From coffee shops to newsrooms and well beyond, the US seems to be entering another heyday for organized labor. One area that hasn't traditionally experienced much union activity is the tech industry—but that's changing.
According to data assembled by Collective Action in Tech that's further quantified in the chart below from Statista, tech workers lifted a lot more fists starting in 2019. The number of actions in that year was more than for the previous four years combined, and it went up again in 2020, dipping only slightly in 2021.
Note that the numbers are for all types of union efforts, not just for new unions actually launching: The efforts include doing or threatening to do walkouts, strikes, and protests, as well as votes to organize—or even simply circulating petitions or writing open letters. Collective Action in Tech documented 481 actions, as of this writing, going back to 2015. But 352 of them happened in the past three years.
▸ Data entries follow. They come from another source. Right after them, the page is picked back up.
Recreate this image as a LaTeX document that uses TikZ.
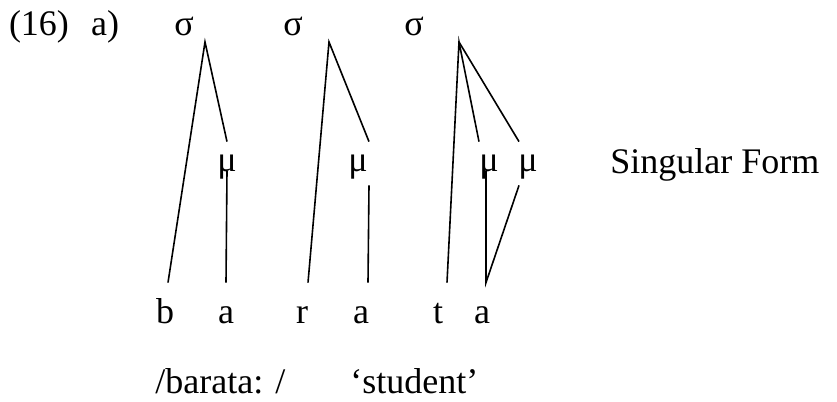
\documentclass[tikz,border=0pt]{standalone}
\usepackage{fontspec}
\setmainfont{Liberation Serif}
\usepackage{tikz}

\begin{document}
\begin{tikzpicture}[x=0.5pt, y=-0.5pt,
  every node/.style={font=\fontsize{18}{21}\selectfont, inner sep=0pt},
  syl/.style={anchor=base},
  mora/.style={anchor=base, text height=14.5pt, text depth=7pt},
  seg/.style={anchor=base, text height=20pt},
  assoc/.style={line width=0.8pt}
]
  \useasboundingbox (0,0) rectangle (837,402);

  % example number and syllables
  \node[syl] (num) at (39,35)  {(16)};
  \node[syl] (sub) at (105,35) {a)};
  \node[syl] (s1)  at (184,35) {σ};
  \node[syl] (s2)  at (293,35) {σ};
  \node[syl] (s3)  at (414,35) {σ};
  \coordinate (s1a) at (205,42);
  \coordinate (s2a) at (329,42);
  \coordinate (s3a) at (459,42);

  % moras
  \node[mora] (m1) at (227,171) {μ};
  \node[mora] (m2) at (358,171) {μ};
  \node[mora] (m3) at (489,171) {μ};
  \node[mora] (m4) at (528,171) {μ};
  \node[anchor=base west] (form) at (610,173) {Singular Form};

  % segments
  \node[seg] (b)  at (165,323) {b};
  \node[seg] (a1) at (226,323) {a};
  \node[seg] (r)  at (302,323) {r};
  \node[seg] (a2) at (361,323) {a};
  \node[seg] (t)  at (438,323) {t};
  \node[seg] (a3) at (482,323) {a};

  \node[anchor=base west] (ipa)   at (155,393) {/barata: /};
  \node[anchor=base west] (gloss) at (350,393) {‘student’};

  \draw[assoc] ([xshift=1.5pt]b.north) -- (s1a) -- (m1.north);
  \draw[assoc] (m1.base) -- (a1.north);
  \draw[assoc] ([xshift=3pt]r.north) -- (s2a) -- ([xshift=5.5pt]m2.north);
  \draw[assoc] ([xshift=5.5pt]m2.south) -- ([xshift=3.5pt]a2.north);
  \draw[assoc] ([xshift=4.5pt]t.north) -- (s3a) -- ([xshift=-5pt]m3.north);
  \draw[assoc] (s3a) -- ([xshift=-4.5pt]m4.north);
  \draw[assoc] ([xshift=-1.5pt]m3.base) -- ([xshift=2pt]a3.north)
               -- ([xshift=-4.5pt]m4.south);
\end{tikzpicture}
\end{document}
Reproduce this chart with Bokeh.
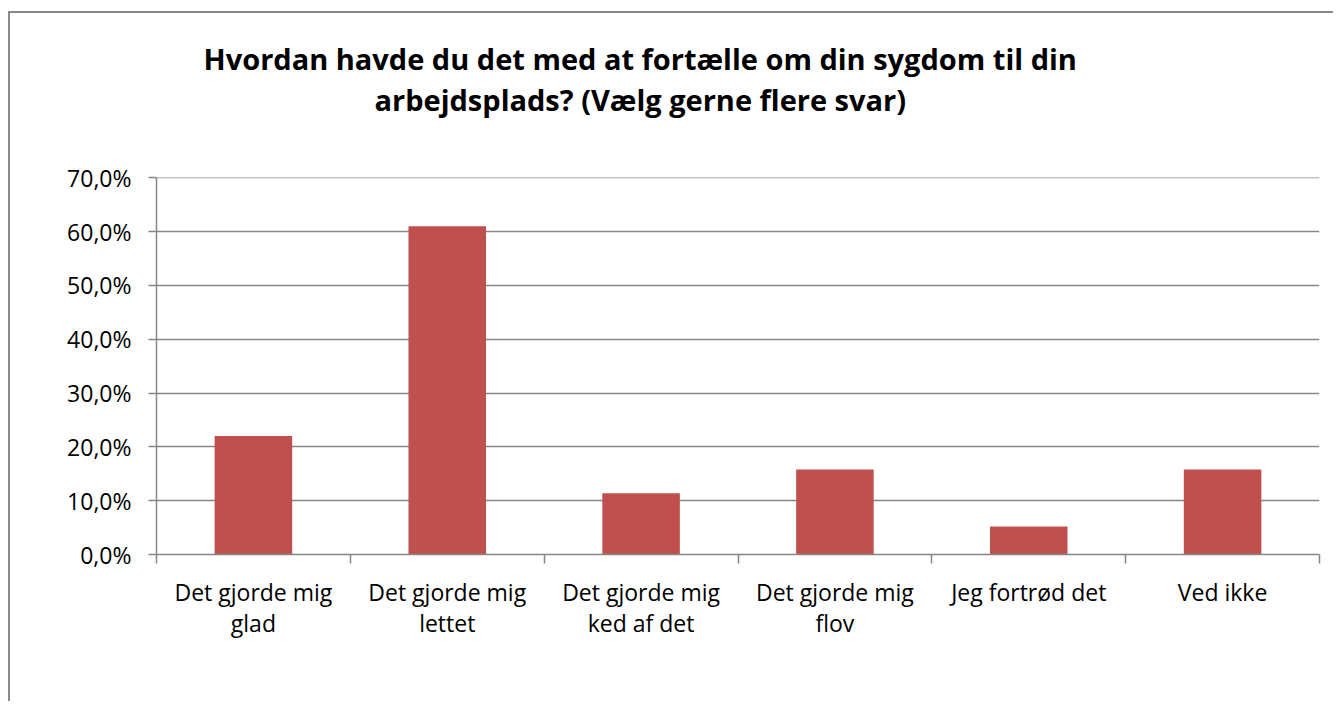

The list is not limited to the US—a few of the actions listed for 2021 included work stoppages against the British delivery platform Deliveroo; same for Gorillas in Berlin, Germany; and in South Africa, drivers filed a class-action suit against Uber.
The site lists only five actions for 2022 thus far, all from January, including actions at Activision Blizzard Studios, Facebook/WhatsApp, and Google Fiber. So it doesn't yet include the history-making vote to organize at an Amazon warehouse, which took place on Staten Island on April 3. Another vote a different Amazon warehouse on Staten Island is coming up on April 25.